Transient analysis of coaxial cables using the skin effect approximation A+Bsqrt{s}

The purpose of this paper is to demonstrate the utility of the function A +B \sqrt{s} for approximating the coaxial line series impedance (skin effect) in applications to transient analysis. The time domain response expansions of Holt are modified in terms of two adjustable parameters which replace the physical parameters R and K . The modified expansions are truncated to yield condensed expressions useful for analysis and design.
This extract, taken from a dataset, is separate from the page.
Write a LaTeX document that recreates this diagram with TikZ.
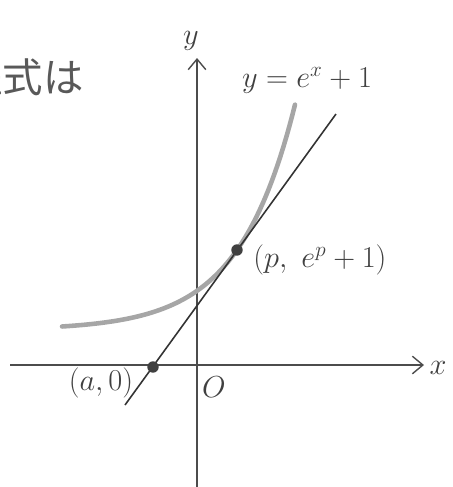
\documentclass[tikz,border=0pt]{standalone}
\usepackage{fontspec}
\newfontfamily\jpfont{Noto Sans CJK JP}
\usepackage{tikz}
\usetikzlibrary{arrows.meta}
\usetikzlibrary{positioning}

\begin{document}
\begin{tikzpicture}[x=0.02cm,y=-0.02cm,
		hand/.style={text=black!75,font=\fontsize{17}{20}\selectfont},
		dot/.style={circle,fill=black!75,inner sep=0pt,minimum size=6.5pt}]
		\useasboundingbox (0,0) rectangle (453,487);
		\clip (0,0) rectangle (453,487);

		% axes
		\coordinate (xl) at (10,365);
		\coordinate (xr) at (424,365);
		\coordinate (yb) at (197,490);
		\coordinate (yt) at (197,58);
		\begin{scope}[>={Straight Barb[length=6pt,width=10pt,line width=0.8pt]}]
			\draw[black!70,line width=0.7pt,->] (xl) -- (xr);
			\draw[black!70,line width=0.7pt,->] (yb) -- (yt);
		\end{scope}

		\begin{scope}[every node/.style={hand}]
			\node (xlab) at (438,368) {$x$};
			\node (ylab) at (191,41) {$y$};
			\node (o) at (214,387) {$O$};
			\node (fn) at (307,80) {$y=e^{x}+1$};
			\node[text=black!65,font=\jpfont\fontsize{23}{26}\selectfont,anchor=west,inner sep=0pt] (head) at (-38,77) {程式は};
		\end{scope}

		% curve
		\draw[black!35,line width=2.6pt,line cap=round] plot[domain=62:295,samples=80]
			(\x,{330-80*exp((\x-237)/56)});

		% tangent
		\coordinate (t1) at (125,405);
		\coordinate (t2) at (336,114);
		\draw[black!80,line width=0.9pt] (t1) -- (t2);
		\node[dot] (a) at (153,367) {};
		\node[dot] (p) at (237,250) {};

		\node[hand] (alab) at (101,383) {$(a,0)$};
		\node[hand] (plab) at (320,260) {$(p,\ e^{p}+1)$};
	\end{tikzpicture}
\end{document}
Two types of terminations are considered: 1) nonreflective, terminated in the characteristic impedance Z_{0}(s) , and 2) doubly reflective, sending and receiving ends each terminated in the nominal characteristic impedance R_{0} = \lim_{s \rightarrow \infty} Z_{0}(s) = \sqrt{L/C} . Experimental data are presented on the frequency and time domain insertion responses of three commercial cables: RG 5B/U-68.6 m (225 ft), RG 21/U-96.8 m (317 ft), and RG 58A/U-137 m (450 ft). Theoretical and experimental time domain responses for the sending- and receiving-end voltages are compared over the time interval from the order of 10 ns to that of 10 \mu s. It is demonstrated that the parameters A and B can be adjusted to provide functions of time which closely approximate the actual time domain response over different intervals.